▸ EXERCISE
All lines from the beginning of the listing through the line with "-18.5, -23.0, -27.5]" are to be copied word for word; the pictures are not.

+===+

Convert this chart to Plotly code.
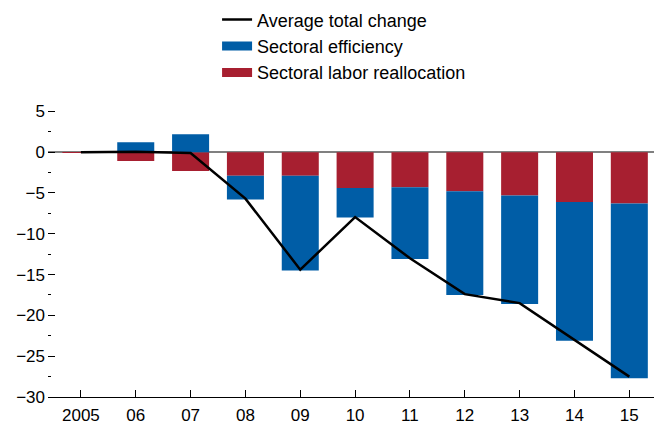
import plotly.graph_objects as go

years = [2005, 2006, 2007, 2008, 2009, 2010, 2011, 2012, 2013, 2014, 2015]
tick_labels = ["2005", "06", "07", "08", "09", "10", "11", "12", "13", "14", "15"]
labor_realloc = [-0.1, -1.1, -2.3, -2.9, -2.9, -4.4, -4.3, -4.8, -5.3, -6.1, -6.3]
sector_eff = [0.0, 1.2, 2.2, -2.9, -11.6, -3.6, -8.8, -12.7, -13.3, -17.0, -21.4]
avg_total = [0.0, 0.05, -0.1, -5.7, -14.4, -7.95, -13.0, -17.4, -18.5, -23.0, -27.5]

BLUE = "#005DA6"
RED = "#A71F30"
FONT = "Liberation Sans, Arial, sans-serif"

fig = go.Figure()
fig.add_trace(go.Bar(x=years, y=labor_realloc, marker=dict(color=RED, line=dict(width=0)),
                     width=0.675, showlegend=False, name="Sectoral labor reallocation"))
fig.add_trace(go.Bar(x=years, y=sector_eff, marker=dict(color=BLUE, line=dict(width=0)),
                     width=0.675, showlegend=False, name="Sectoral efficiency"))
fig.add_trace(go.Scatter(x=years, y=avg_total, mode="lines", line=dict(color="black", width=2.5),
                         name="Average total change"))
# legend-only entries for bars (wide swatches)
fig.add_trace(go.Scatter(x=[None], y=[None], mode="lines", line=dict(color=BLUE, width=9),
                         name="Sectoral efficiency"))
fig.add_trace(go.Scatter(x=[None], y=[None], mode="lines", line=dict(color=RED, width=9),
                         name="Sectoral labor reallocation"))

fig.update_layout(
    width=654, height=424,
    barmode="relative",
    plot_bgcolor="white", paper_bgcolor="white",
    margin=dict(l=48, r=0, t=95, b=27),
    font=dict(family=FONT, size=17, color="black"),
    legend=dict(x=0.279, y=1.31, xanchor="left", yanchor="top", font=dict(size=18),
                bgcolor="rgba(0,0,0,0)", tracegroupgap=0),
    xaxis=dict(range=[2004.4, 2015.45], tickvals=years, ticktext=tick_labels,
               showgrid=False, showline=True, linecolor="black", linewidth=1,
               ticks="inside", ticklen=7, tickcolor="black", zeroline=False,
               ticklabelstandoff=3),
    yaxis=dict(range=[-30, 7], tickvals=[5, 0, -5, -10, -15, -20, -25, -30],
               showgrid=False, showline=False, ticks="inside", ticklen=7,
               tickcolor="black", zeroline=True, zerolinecolor="#808080", zerolinewidth=1.5,
               layer="above traces", ticklabelstandoff=2,
               minor=dict(tickvals=[2.5, -2.5, -7.5, -12.5, -17.5, -22.5, -27.5],
                          ticks="inside", ticklen=3, tickcolor="black", showgrid=False)),
)

fig.write_html("out.html", config={"displayModeBar": False},
               post_script="document.body.style.margin='0';")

+===+

▸ SOLVED EXERCISE
Convert this chart to Plotly code.
import plotly.graph_objects as go

years = [2005, 2006, 2007, 2008, 2009, 2010, 2011, 2012, 2013, 2014, 2015]
tick_labels = ["2005", "06", "07", "08", "09", "10", "11", "12", "13", "14", "15"]
labor_realloc = [-0.1, -1.1, -2.3, -2.9, -2.9, -4.4, -4.3, -4.8, -5.3, -6.1, -6.3]
sector_eff = [0.0, 1.2, 2.2, -2.9, -11.6, -3.6, -8.8, -12.7, -13.3, -17.0, -21.4]
avg_total = [0.0, 0.05, -0.1, -5.7, -14.4, -7.95, -13.0, -17.4, -18.5, -23.0, -27.5]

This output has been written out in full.